During the short time this project has been underway, the team at Los Alamos has made exceptional progress (Thode 1997) in understanding the physics inherent in an open-cycle gas-core rocket, in developing the computational tools to pursue design of a stable configuration, in identifying strengths and deficiencies of those tools, in testing several computer codes against existing data, and in generating an intrinsic “feel” for what operational conditions will be required to make a gas-core rocket feasible. Eventually, we intend to examine critical issues such as shear-flow-turbulence losses of the uranium, mixing caused by displacement of the vortex due to acceleration, the need for sufficient residence time of the propellant in the chamber, fission product removal, and stability of the vortex.
As a result of our efforts so far, the team is confident that a gas core reactor can be built in a stable configuration and driven critical with substantial power generation. The questions of final performance with regards to fuel-loss rate, specific impulse, and mass will depend upon the integration of many factors into the final design.

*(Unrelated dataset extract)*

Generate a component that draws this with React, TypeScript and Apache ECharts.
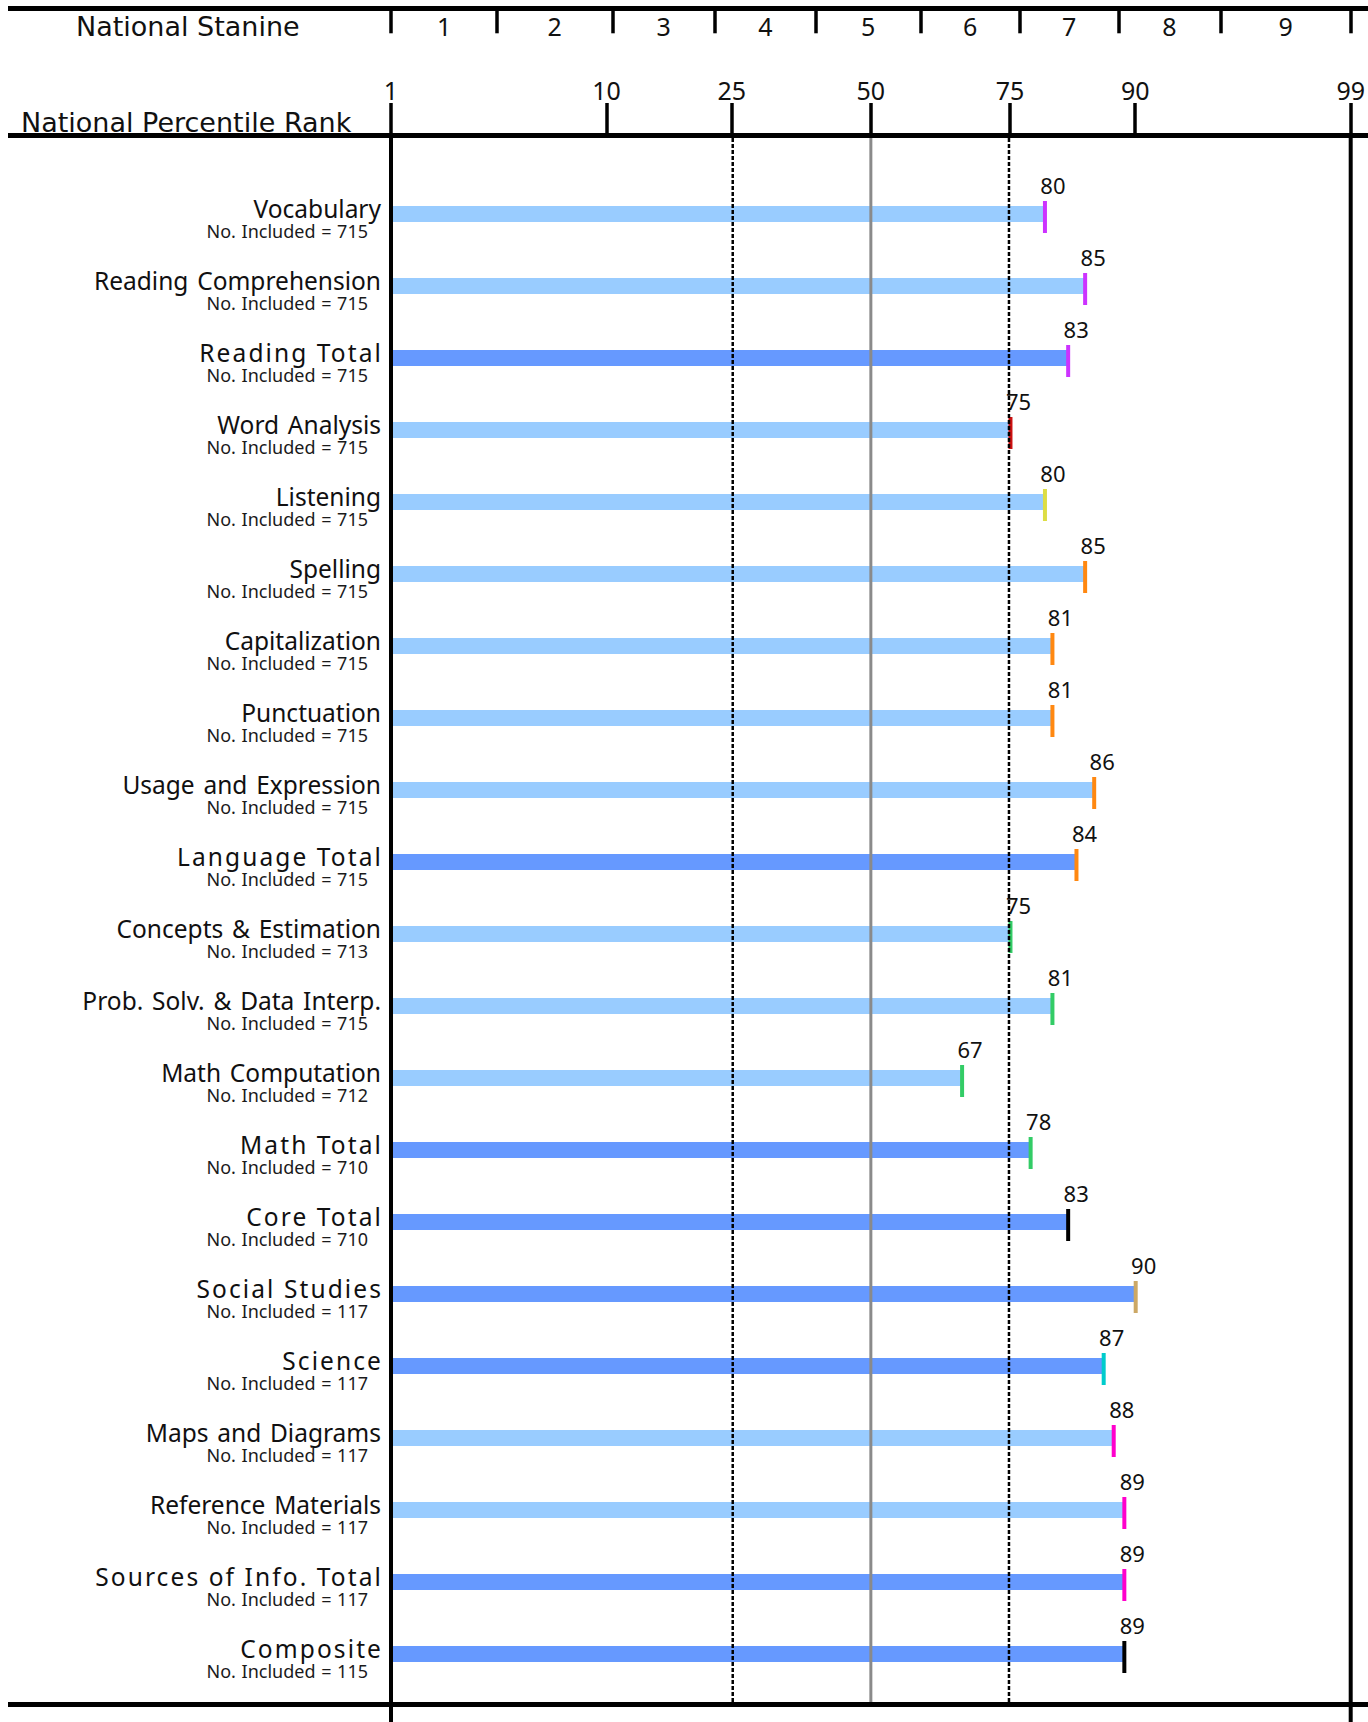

As a result of the Los Alamos effort, a new geometric configuration for a gas core rocket has been formulated. Conceptually, a high speed jet of gas is injected axially into the reaction chamber. As the jet expands across the chamber, some of the gas will exit through the nozzle but some will be recirculated along the outer wall. The recirculation creates a toroidal vortex. In a nuclear system, uranium is injected into the vortex. Driving the uranium to criticality will heat the gas along the axis to extreme temperatures providing a very high specific impulse thrust. This configuration has the advantages of having the highest heat flux be at the centerline of the hydrogen flow stream, of having a thick hydrogen barrier around the walls, and of not suffering the uranium migration loss mechanism.
There is little doubt that a gas core reactor can be built in a stable configuration and driven critical with substantial power generation. The questions of final performance with regards to fuel-loss rate, specific impulse, and mass will depend upon the integration of many factors into the final design and must be experimentally investigated. This is the next step.
The old 1970’s solution to protecting the side walls from the superheated gas:
The basis of the design is the injection of a cold layer of hydrogen around the walls of a spherical cavity. This layer prevented the radiation from the hot uranium in the center to reach the walls. The drawback of this design, though, rests in the fact that as the ship accelerates, the heavier uranium in the center tends to migrate backward toward the nozzle and is vented in the exhaust stream. Although the estimated loss rate of 1 kg-uranium to 400 kg-hydrogen is deemed acceptable from a mission performance point-of-view, this configuration is no longer under consideration.